Exercise:
Skip the pictures. Repeat everything else in the records word for word.

Input records:
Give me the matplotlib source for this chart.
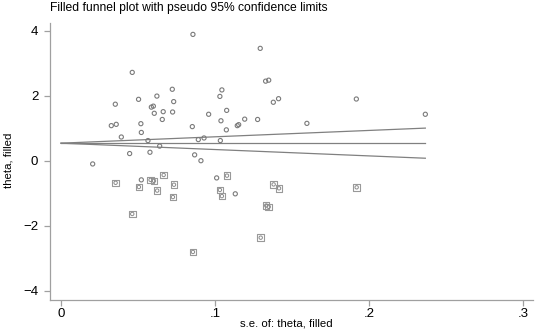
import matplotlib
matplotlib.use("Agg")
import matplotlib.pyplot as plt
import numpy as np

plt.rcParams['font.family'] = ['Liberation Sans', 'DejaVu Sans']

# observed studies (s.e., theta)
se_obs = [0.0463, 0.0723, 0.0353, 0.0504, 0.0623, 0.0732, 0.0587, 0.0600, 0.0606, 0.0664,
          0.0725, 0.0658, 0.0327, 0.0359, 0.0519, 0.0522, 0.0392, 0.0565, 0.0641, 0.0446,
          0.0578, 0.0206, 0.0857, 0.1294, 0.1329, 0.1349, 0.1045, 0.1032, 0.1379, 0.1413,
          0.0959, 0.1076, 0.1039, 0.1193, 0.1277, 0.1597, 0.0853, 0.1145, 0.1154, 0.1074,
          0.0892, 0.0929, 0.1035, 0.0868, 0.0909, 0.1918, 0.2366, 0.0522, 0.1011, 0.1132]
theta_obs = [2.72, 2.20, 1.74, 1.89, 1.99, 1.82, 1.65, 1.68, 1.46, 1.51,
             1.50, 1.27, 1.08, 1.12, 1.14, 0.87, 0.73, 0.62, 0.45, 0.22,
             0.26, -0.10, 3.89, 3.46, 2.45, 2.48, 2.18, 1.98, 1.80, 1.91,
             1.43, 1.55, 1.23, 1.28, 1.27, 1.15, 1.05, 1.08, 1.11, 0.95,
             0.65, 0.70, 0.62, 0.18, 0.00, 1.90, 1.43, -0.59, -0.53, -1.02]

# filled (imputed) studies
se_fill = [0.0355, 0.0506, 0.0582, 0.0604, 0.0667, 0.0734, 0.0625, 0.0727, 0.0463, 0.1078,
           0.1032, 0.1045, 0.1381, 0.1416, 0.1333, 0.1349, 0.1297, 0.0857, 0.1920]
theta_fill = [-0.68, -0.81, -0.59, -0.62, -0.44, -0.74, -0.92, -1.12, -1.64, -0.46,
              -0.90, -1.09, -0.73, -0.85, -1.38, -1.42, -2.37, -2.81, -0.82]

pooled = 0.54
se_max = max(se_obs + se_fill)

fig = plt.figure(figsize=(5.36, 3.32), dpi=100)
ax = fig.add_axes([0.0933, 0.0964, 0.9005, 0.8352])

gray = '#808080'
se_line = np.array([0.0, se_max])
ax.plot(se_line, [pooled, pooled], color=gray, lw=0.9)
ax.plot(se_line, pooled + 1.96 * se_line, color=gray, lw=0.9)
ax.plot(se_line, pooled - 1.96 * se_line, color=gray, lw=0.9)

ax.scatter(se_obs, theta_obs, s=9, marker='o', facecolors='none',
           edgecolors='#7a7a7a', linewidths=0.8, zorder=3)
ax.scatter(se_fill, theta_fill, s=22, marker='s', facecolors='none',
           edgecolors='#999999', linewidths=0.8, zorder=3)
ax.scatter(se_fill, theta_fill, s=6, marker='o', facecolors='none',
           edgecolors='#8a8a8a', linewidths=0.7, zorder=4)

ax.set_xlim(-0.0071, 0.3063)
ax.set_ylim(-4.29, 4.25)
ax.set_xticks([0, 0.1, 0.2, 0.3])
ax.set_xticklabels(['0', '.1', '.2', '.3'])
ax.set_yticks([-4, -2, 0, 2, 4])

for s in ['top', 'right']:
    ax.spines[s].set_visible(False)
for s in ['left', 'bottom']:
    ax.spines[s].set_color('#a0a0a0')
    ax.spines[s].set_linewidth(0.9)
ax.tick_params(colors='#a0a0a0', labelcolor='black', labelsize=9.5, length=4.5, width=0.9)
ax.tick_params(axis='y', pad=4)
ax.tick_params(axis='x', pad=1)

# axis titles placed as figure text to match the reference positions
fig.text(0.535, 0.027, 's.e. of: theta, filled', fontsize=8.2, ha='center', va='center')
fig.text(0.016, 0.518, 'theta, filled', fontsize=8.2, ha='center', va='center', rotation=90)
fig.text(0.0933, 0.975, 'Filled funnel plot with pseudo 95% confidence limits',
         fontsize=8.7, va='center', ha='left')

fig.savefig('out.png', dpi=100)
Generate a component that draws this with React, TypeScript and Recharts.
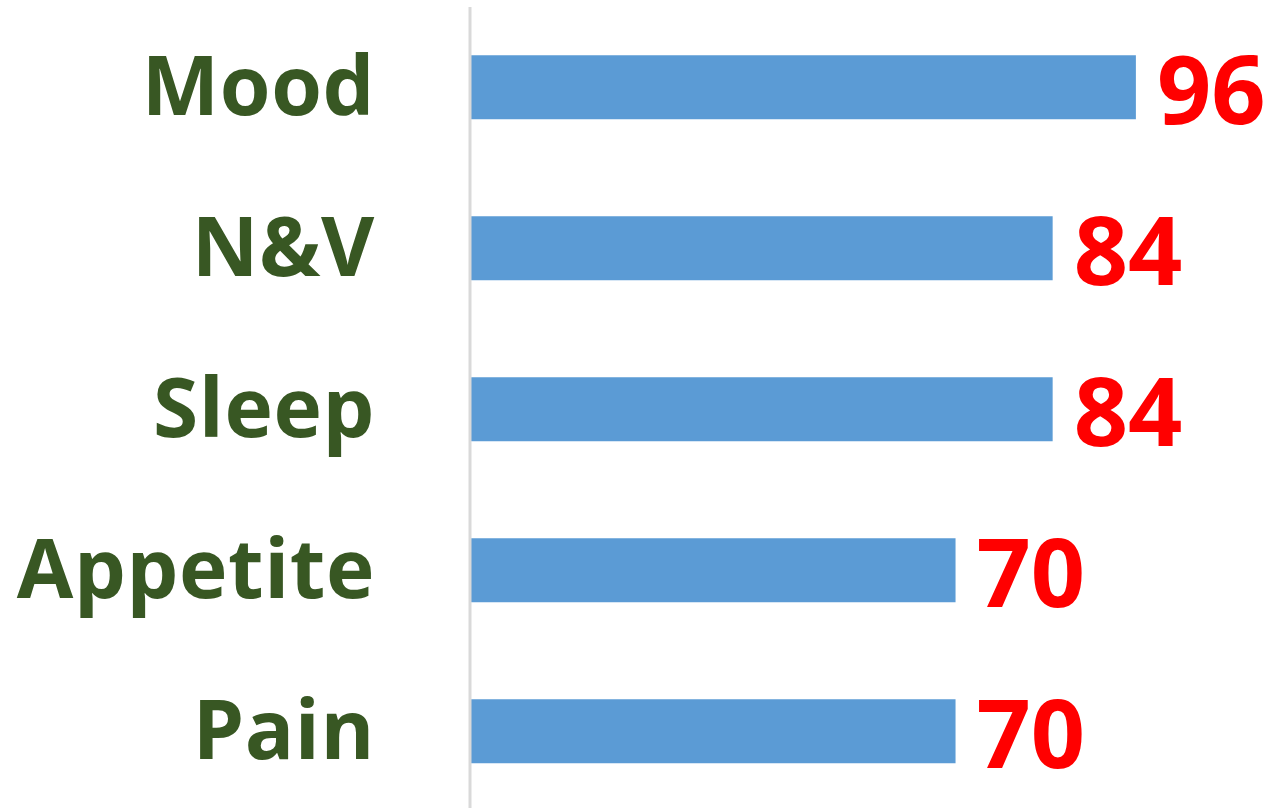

Response below:
Give me the matplotlib source for this chart.
import matplotlib
matplotlib.use("Agg")
import matplotlib.pyplot as plt
import numpy as np

plt.rcParams['font.family'] = ['Liberation Sans', 'DejaVu Sans']

# observed studies (s.e., theta)
se_obs = [0.0463, 0.0723, 0.0353, 0.0504, 0.0623, 0.0732, 0.0587, 0.0600, 0.0606, 0.0664,
          0.0725, 0.0658, 0.0327, 0.0359, 0.0519, 0.0522, 0.0392, 0.0565, 0.0641, 0.0446,
          0.0578, 0.0206, 0.0857, 0.1294, 0.1329, 0.1349, 0.1045, 0.1032, 0.1379, 0.1413,
          0.0959, 0.1076, 0.1039, 0.1193, 0.1277, 0.1597, 0.0853, 0.1145, 0.1154, 0.1074,
          0.0892, 0.0929, 0.1035, 0.0868, 0.0909, 0.1918, 0.2366, 0.0522, 0.1011, 0.1132]
theta_obs = [2.72, 2.20, 1.74, 1.89, 1.99, 1.82, 1.65, 1.68, 1.46, 1.51,
             1.50, 1.27, 1.08, 1.12, 1.14, 0.87, 0.73, 0.62, 0.45, 0.22,
             0.26, -0.10, 3.89, 3.46, 2.45, 2.48, 2.18, 1.98, 1.80, 1.91,
             1.43, 1.55, 1.23, 1.28, 1.27, 1.15, 1.05, 1.08, 1.11, 0.95,
             0.65, 0.70, 0.62, 0.18, 0.00, 1.90, 1.43, -0.59, -0.53, -1.02]

# filled (imputed) studies
se_fill = [0.0355, 0.0506, 0.0582, 0.0604, 0.0667, 0.0734, 0.0625, 0.0727, 0.0463, 0.1078,
           0.1032, 0.1045, 0.1381, 0.1416, 0.1333, 0.1349, 0.1297, 0.0857, 0.1920]
theta_fill = [-0.68, -0.81, -0.59, -0.62, -0.44, -0.74, -0.92, -1.12, -1.64, -0.46,
              -0.90, -1.09, -0.73, -0.85, -1.38, -1.42, -2.37, -2.81, -0.82]

pooled = 0.54
se_max = max(se_obs + se_fill)

fig = plt.figure(figsize=(5.36, 3.32), dpi=100)
ax = fig.add_axes([0.0933, 0.0964, 0.9005, 0.8352])

gray = '#808080'
se_line = np.array([0.0, se_max])
ax.plot(se_line, [pooled, pooled], color=gray, lw=0.9)
ax.plot(se_line, pooled + 1.96 * se_line, color=gray, lw=0.9)
ax.plot(se_line, pooled - 1.96 * se_line, color=gray, lw=0.9)

ax.scatter(se_obs, theta_obs, s=9, marker='o', facecolors='none',
           edgecolors='#7a7a7a', linewidths=0.8, zorder=3)
ax.scatter(se_fill, theta_fill, s=22, marker='s', facecolors='none',
           edgecolors='#999999', linewidths=0.8, zorder=3)
ax.scatter(se_fill, theta_fill, s=6, marker='o', facecolors='none',
           edgecolors='#8a8a8a', linewidths=0.7, zorder=4)

ax.set_xlim(-0.0071, 0.3063)
ax.set_ylim(-4.29, 4.25)
ax.set_xticks([0, 0.1, 0.2, 0.3])
ax.set_xticklabels(['0', '.1', '.2', '.3'])
ax.set_yticks([-4, -2, 0, 2, 4])

for s in ['top', 'right']:
    ax.spines[s].set_visible(False)
for s in ['left', 'bottom']:
    ax.spines[s].set_color('#a0a0a0')
    ax.spines[s].set_linewidth(0.9)
ax.tick_params(colors='#a0a0a0', labelcolor='black', labelsize=9.5, length=4.5, width=0.9)
ax.tick_params(axis='y', pad=4)
ax.tick_params(axis='x', pad=1)

# axis titles placed as figure text to match the reference positions
fig.text(0.535, 0.027, 's.e. of: theta, filled', fontsize=8.2, ha='center', va='center')
fig.text(0.016, 0.518, 'theta, filled', fontsize=8.2, ha='center', va='center', rotation=90)
fig.text(0.0933, 0.975, 'Filled funnel plot with pseudo 95% confidence limits',
         fontsize=8.7, va='center', ha='left')

fig.savefig('out.png', dpi=100)
Generate a component that draws this with React, TypeScript and Recharts.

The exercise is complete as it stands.